Pictures are to be left out. Copy exactly the lines from the one containing "Reproduce this diagram with TikZ." to the one containing "text height=8.8pt] (sc2)", both ends kept.

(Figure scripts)
__________

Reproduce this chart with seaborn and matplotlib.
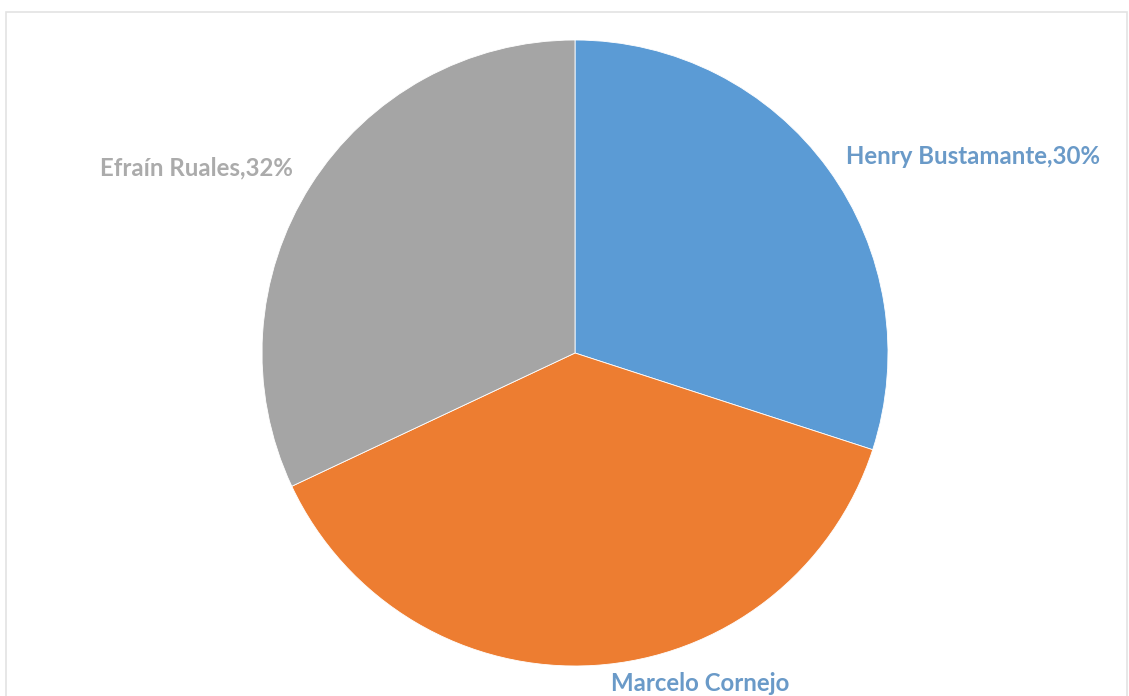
import matplotlib
matplotlib.use("Agg")
import matplotlib.pyplot as plt
import seaborn as sns
from matplotlib.patches import Rectangle

# Data
names = ["Henry Bustamante", "Marcelo Cornejo", "Efraín Ruales"]
shares = [30, 38, 32]
label_texts = ["Henry Bustamante,30%", "Marcelo Cornejo", "Efraín Ruales,32%"]

sns.set_theme(style="white")
plt.rcParams['font.family'] = ['Lato', 'DejaVu Sans']

slice_colors = ["#5B9BD5", "#ED7D31", "#A5A5A5"]
label_colors = ["#6A9AC8", "#6A9AC8", "#ABABAB"]

W, H = 1129, 696
fig = plt.figure(figsize=(W / 100, H / 100), dpi=100)
fig.patch.set_facecolor("white")
ax = fig.add_axes([0, 0, 1, 1])

cx, cy, r = 575, H - 353, 313
ax.pie(shares, colors=slice_colors, startangle=90, counterclock=False,
       center=(cx, cy), radius=r,
       wedgeprops=dict(edgecolor="white", linewidth=0.6))
ax.set_xlim(0, W)
ax.set_ylim(0, H)
ax.set_aspect("equal", adjustable="box")
ax.axis("off")

# chart frame
ax.add_patch(Rectangle((6, -20), W - 2 - 6, H - 12 + 20, fill=False,
                       edgecolor="#E3E3E3", linewidth=1.2, clip_on=False))

# labels
fs = 17.3
ax.text(1100, H - 156, label_texts[0], ha="right", va="center",
        fontsize=fs, fontweight="bold", color=label_colors[0])
ax.text(700, H - 691, label_texts[1], ha="center", va="baseline",
        fontsize=fs, fontweight="bold", color=label_colors[1])
ax.text(100, H - 168, label_texts[2], ha="left", va="center",
        fontsize=fs, fontweight="bold", color=label_colors[2])

fig.savefig("out.png", dpi=100, facecolor="white")
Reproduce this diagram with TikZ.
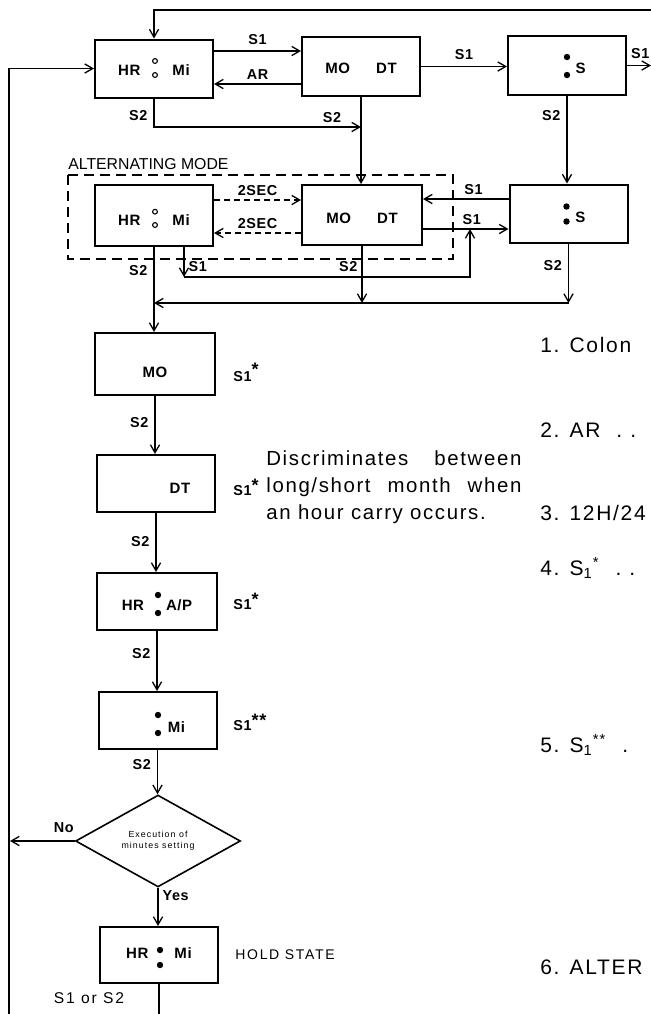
\documentclass[tikz,border=0pt]{standalone}
\usepackage{fontspec}
\setmainfont{Liberation Sans}
\newfontfamily\lblfont[LetterSpace=4]{Liberation Sans}
\newfontfamily\notefont[LetterSpace=8]{Liberation Sans}
\newfontfamily\widefont[LetterSpace=12]{Liberation Sans}
\usetikzlibrary{arrows.meta,shapes.geometric}

\begin{document}
\begin{tikzpicture}[
  x=0.5pt, y=-0.5pt,
  >={Straight Barb[length=4pt,width=4.6pt]},
  state/.style={draw, line width=1pt, minimum width=59pt, minimum height=29pt,
    inner sep=0pt, text depth=0pt, text height=5.3pt,
    font=\lblfont\bfseries\fontsize{7.5}{9}\selectfont},
  cond/.style={draw, diamond, line width=0.8pt, minimum width=82.5pt,
    minimum height=29pt, inner sep=0pt, align=center,
    font=\widefont\fontsize{4.4}{5.4}\selectfont},
  flow/.style={->, line width=0.65pt},
  wire/.style={line width=0.65pt},
  timed/.style={->, line width=0.65pt, dash pattern=on 3pt off 2pt},
  frame/.style={line width=0.8pt, dash pattern=on 5pt off 3pt},
  key/.style={font=\lblfont\bfseries\fontsize{7.2}{8}\selectfont, inner sep=1pt},
  plain/.style={font=\lblfont\fontsize{7.2}{8}\selectfont, inner sep=0pt},
  note/.style={font=\notefont\fontsize{10.5}{13}\selectfont, anchor=west, inner sep=0pt},
  opendot/.style={draw, line width=0.55pt},
  fulldot/.style={fill=black}
]
\useasboundingbox (0,0) rectangle (651,1014);

% top row
\node[state, text height=6.8pt] (hm) at (154,68.5) {HR\hspace{16pt}Mi\hspace{4pt}};
\node[state, minimum height=29.5pt, text height=6.8pt] (md) at (361,66.5) {MO\hspace{13pt}DT};
\node[state, minimum height=29.5pt, text height=7.8pt] (sc) at (567,65.5) {\hspace{13.5pt}S};

% alternating mode
\draw[frame] (68,175) rectangle (453,259);
\node[plain, anchor=base west, font=\fontsize{7.9}{9}\selectfont] (altname) at (68,169) {ALTERNATING MODE};
\node[state, minimum height=30.5pt, text height=9.8pt] (hm2) at (154,215.5) {HR\hspace{16pt}Mi\hspace{4pt}};
\node[state, minimum width=60pt, minimum height=30pt, text height=8.3pt] (md2) at (362,215) {MO\hspace{13pt}DT};
\node[state, text height=8.8pt] (sc2) at (568.5,213.5) {\hspace{12pt}S};

% setting sequence
\node[state, minimum width=60pt, minimum height=31pt, text height=13.3pt] (mo) at (155,364) {MO\hspace{24pt}};
\node[state, minimum height=28.5pt, text height=9.8pt] (dt) at (156,483.5) {\hspace{24pt}DT};
\node[state, minimum width=60pt, minimum height=28.5pt, text height=8.8pt] (ap) at (157,601.5) {HR\hspace{11pt}A/P\hspace{4.5pt}};
\node[state, minimum height=28.5pt, text height=11.8pt] (mi) at (157.5,720.5) {\hspace{19pt}Mi};
\node[cond] (dia) at (158,841) {Execution of\\minutes setting};
\node[state, minimum height=28pt, text height=3.3pt] (hold) at (159,955) {HR\hspace{13pt}Mi\hspace{3pt}};

% colons
\foreach \n/\dx/\dya/\dyb in {hm/1/-7.5/6.5, hm2/1/-3.8/9.5} {
  \foreach \dy in {\dya,\dyb}
    \draw[opendot] ([shift={(\dx,\dy)}]\n.center) circle (1.2pt);
}
\foreach \n/\dx/\dya/\dyb in {sc/0/-8.5/9.5, sc2/-2/-7/8, ap/1/-6.5/11.5, mi/0.5/-5.5/12.5, hold/1/-5/10} {
  \foreach \dy in {\dya,\dyb}
    \fill[fulldot] ([shift={(\dx,\dy)}]\n.center) circle (1.6pt);
}

\coordinate (topR) at (651,10);
\coordinate (outR) at (651,65.5);
\coordinate (backL) at (9,1014);
\coordinate (noEnd) at (10,841);
\coordinate (holdEnd) at (159,1014);
\coordinate (c1) at (184,277);
\coordinate (c2) at (470,277);
\coordinate (s1in) at ([yshift=-7pt]md2.east);

% top row connectors
\draw[flow] (topR) -| (hm.north);
\draw[flow] (backL) |- (hm.west);
\draw[flow] ([yshift=8.75pt]hm.east) -- node[key, above=2pt] {S1} ([yshift=8.75pt]hm.east -| md.west);
\draw[flow] ([yshift=-8.75pt]md.west) -- node[key, above=1pt] {AR} ([yshift=-8.75pt]md.west -| hm.east);
\draw[flow] (hm.south) |- node[key, pos=0.3, left=2pt] {S2} node[key, pos=0.93, above=1pt] {S2} (md.south |- 0,127);
\draw[flow] (md.south) -- (md.south |- md2.north);
\draw[flow] (md.east) -- node[key, above=2pt] {S1} (md.east -| sc.west);
\draw[flow] (sc.east) -- node[key, above=2pt, pos=0.55] {S1} (outR);
\draw[flow] (sc.south) -- node[key, pos=0.22, left=2pt] {S2} (sc.south |- sc2.north);

% alternating mode connectors
\draw[timed] ([yshift=7.75pt]hm2.east) -- node[key, above=1pt] {2SEC} ([yshift=7.75pt]hm2.east -| md2.west);
\draw[timed] ([yshift=-9pt]md2.west) -- node[key, above=1pt] {2SEC} ([yshift=-9pt]md2.west -| hm2.east);
\draw[flow] ([yshift=7.25pt]sc2.west) -- node[key, above=1pt, pos=0.41] {S1} ([yshift=7.25pt]sc2.west -| md2.east);
\draw[flow] (s1in) -- node[key, above=1pt, pos=0.57] {S1} (s1in -| sc2.west);
\draw[flow] (hm2.south -| c1) -- node[key, right=1pt, pos=0.65] {S1} (c1);
\draw[flow] (c1) -- (c2) -- (c2 |- s1in);
\draw[flow] (md2.south) -- node[key, pos=0.36, left=1pt] {S2} (md2.south |- 0,303);
\draw[flow] (sc2.south) -- node[key, pos=0.37, left=2pt] {S2} (sc2.south |- 0,303);
\draw[flow] (sc2.south |- 0,303) -- (hm2.south |- 0,303);
\draw[flow] (hm2.south) -- node[key, pos=0.28, left=2pt] {S2} (hm2.south |- mo.north);

% setting sequence connectors
\draw[flow] (mo.south) -- node[key, pos=0.45, left=2pt] {S2} (mo.south |- dt.north);
\draw[flow] (dt.south) -- node[key, pos=0.49, left=2pt] {S2} (dt.south |- ap.north);
\draw[flow] (ap.south) -- node[key, pos=0.37, left=2pt] {S2} (ap.south |- mi.north);
\draw[flow] (mi.south) -- node[key, pos=0.33, left=2pt] {S2} (mi.south |- dia.north);
\draw[flow] (dia.west) -- node[key, above=3pt, pos=0.17] {No} (noEnd);
\draw[flow] (dia.south) -- node[key, right=1pt, pos=0.2] {Yes} (dia.south |- hold.north);
\draw[wire] (hold.south) -- (holdEnd);

\node[key, anchor=west] (kmo) at (231,372) {S1\raisebox{3pt}{\fontsize{9}{9}\selectfont*}};
\node[key, anchor=west] (kdt) at (231,487) {S1\raisebox{2pt}{\fontsize{9}{9}\selectfont*}};
\node[key, anchor=west] (kap) at (231,601) {S1\raisebox{2pt}{\fontsize{9}{9}\selectfont*}};
\node[key, anchor=west] (kmi) at (231,722) {S1\raisebox{2pt}{\fontsize{9}{9}\selectfont**}};
\node[plain, anchor=west, font=\widefont\fontsize{7}{8}\selectfont] (holdname) at (235,955) {HOLD STATE};
\node[plain, font=\widefont\fontsize{7.8}{9}\selectfont] (anykey) at (89,998) {S1 or S2};

\node[anchor=north west, inner sep=0pt, align=left, font=\notefont\fontsize{10.2}{13.5}\selectfont] (carry) at (266,450)
  {\makebox[127.5pt][s]{Discriminates between}\\\makebox[127.5pt][s]{long/short month when}\\an hour carry occurs.};

% notes on the right
\node[note] (n1) at (540,345) {1. Colon};
\node[note] (n2) at (540,430) {2. AR\hspace{8pt}.\hspace{4pt}.};
\node[note] (n3) at (540,513) {3. 12H/24};
\node[note] (n4) at (540,568) {4. S\textsubscript{1}\textsuperscript{*}\hspace{8pt}.\hspace{4pt}.};
\node[note] (n5) at (540,745) {5. S\textsubscript{1}\textsuperscript{**}\hspace{8pt}.};
\node[note] (n6) at (540,967) {6. ALTER};
\end{tikzpicture}
\end{document}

__________

# Result of the exercise:
Reproduce this diagram with TikZ.
\documentclass[tikz,border=0pt]{standalone}
\usepackage{fontspec}
\setmainfont{Liberation Sans}
\newfontfamily\lblfont[LetterSpace=4]{Liberation Sans}
\newfontfamily\notefont[LetterSpace=8]{Liberation Sans}
\newfontfamily\widefont[LetterSpace=12]{Liberation Sans}
\usetikzlibrary{arrows.meta,shapes.geometric}

\begin{document}
\begin{tikzpicture}[
  x=0.5pt, y=-0.5pt,
  >={Straight Barb[length=4pt,width=4.6pt]},
  state/.style={draw, line width=1pt, minimum width=59pt, minimum height=29pt,
    inner sep=0pt, text depth=0pt, text height=5.3pt,
    font=\lblfont\bfseries\fontsize{7.5}{9}\selectfont},
  cond/.style={draw, diamond, line width=0.8pt, minimum width=82.5pt,
    minimum height=29pt, inner sep=0pt, align=center,
    font=\widefont\fontsize{4.4}{5.4}\selectfont},
  flow/.style={->, line width=0.65pt},
  wire/.style={line width=0.65pt},
  timed/.style={->, line width=0.65pt, dash pattern=on 3pt off 2pt},
  frame/.style={line width=0.8pt, dash pattern=on 5pt off 3pt},
  key/.style={font=\lblfont\bfseries\fontsize{7.2}{8}\selectfont, inner sep=1pt},
  plain/.style={font=\lblfont\fontsize{7.2}{8}\selectfont, inner sep=0pt},
  note/.style={font=\notefont\fontsize{10.5}{13}\selectfont, anchor=west, inner sep=0pt},
  opendot/.style={draw, line width=0.55pt},
  fulldot/.style={fill=black}
]
\useasboundingbox (0,0) rectangle (651,1014);

% top row
\node[state, text height=6.8pt] (hm) at (154,68.5) {HR\hspace{16pt}Mi\hspace{4pt}};
\node[state, minimum height=29.5pt, text height=6.8pt] (md) at (361,66.5) {MO\hspace{13pt}DT};
\node[state, minimum height=29.5pt, text height=7.8pt] (sc) at (567,65.5) {\hspace{13.5pt}S};

% alternating mode
\draw[frame] (68,175) rectangle (453,259);
\node[plain, anchor=base west, font=\fontsize{7.9}{9}\selectfont] (altname) at (68,169) {ALTERNATING MODE};
\node[state, minimum height=30.5pt, text height=9.8pt] (hm2) at (154,215.5) {HR\hspace{16pt}Mi\hspace{4pt}};
\node[state, minimum width=60pt, minimum height=30pt, text height=8.3pt] (md2) at (362,215) {MO\hspace{13pt}DT};
\node[state, text height=8.8pt] (sc2) at (568.5,213.5) {\hspace{12pt}S};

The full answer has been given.